There is one thing everyone does. We all go home. We live there, raise families there, retire there, even work there. Many people love their home so much, they hardly ever go outside, except to get their mail.
The mailbox is the only method that allows you to reach everyone in a community.
Direct mail is the only type of advertising that delivers certainty. Certainty of reach and coverage.
Want to make sure every resident knows about your business?
Want to target every home in your market with a household income of $250,000, republican voters who are married. You can buy a mailing list for that.
There is certainty in direct mail delivery that is unmatched by any other form of marketing.
Skeptics might say that a postcard or magazine may get lost in the mail or tossed. And it’s likely that does happen.
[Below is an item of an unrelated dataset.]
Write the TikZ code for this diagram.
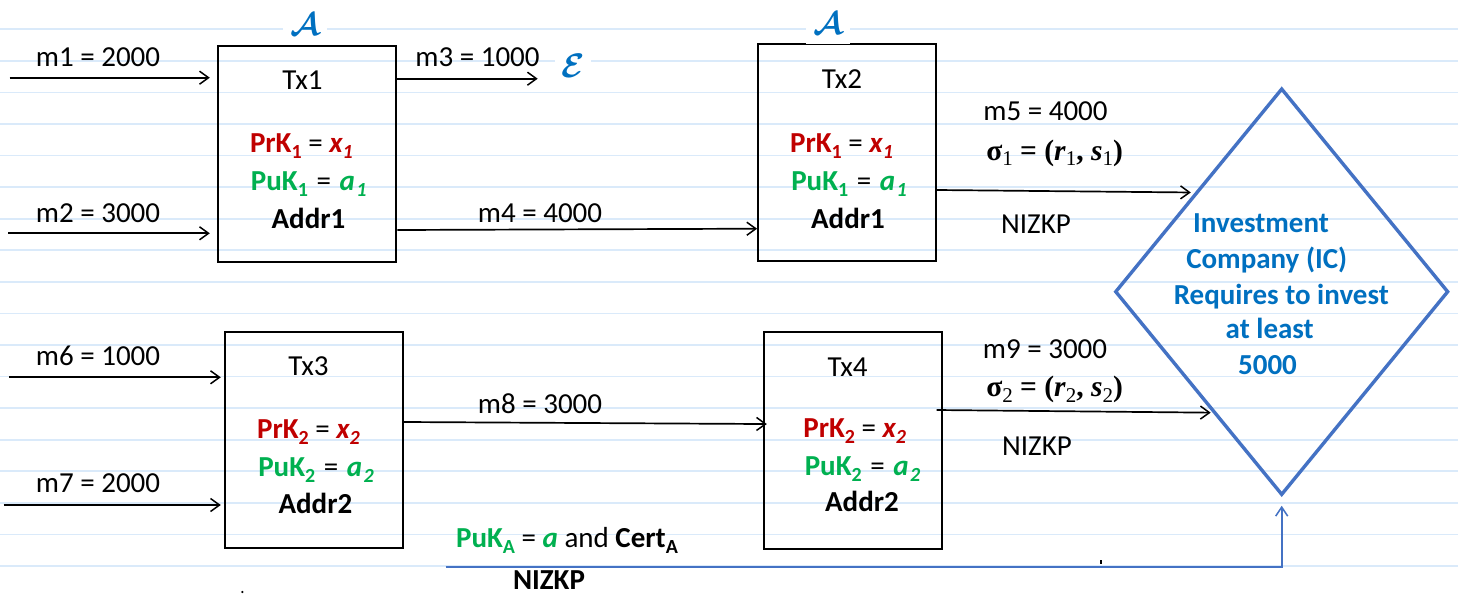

Even still the probability of gaps is so much lower than the “chance” forms of advertising.
Certainty style advertising is the ultimate upper funnel advertising method that covers the broadest swath of coverage, and most precise targeting leaving no awareness gap for the advertiser.
When you approach advertising from a top-down strategy, reaching the most amount of people first, you increase your odds to win.
One style of advertising does not replace the other, but brands who give priority in their advertising budget to the certainty style advertising of direct mail have smaller awareness gaps to battle and a more opportunity to win.
The budget remaining can then be allocated to chance style advertising that micro-targets audiences by their demographics like a billboard located in a specific location, Christian radio station, or remarketing on social media channels.
Interestingly John Wanamaker, the man who pioneered print marketing, later went on to serve as U.S. Postmaster General during the term of U.S. President Benjamin Harrison from 1889 to 1893. Print, plus direct mail for the win.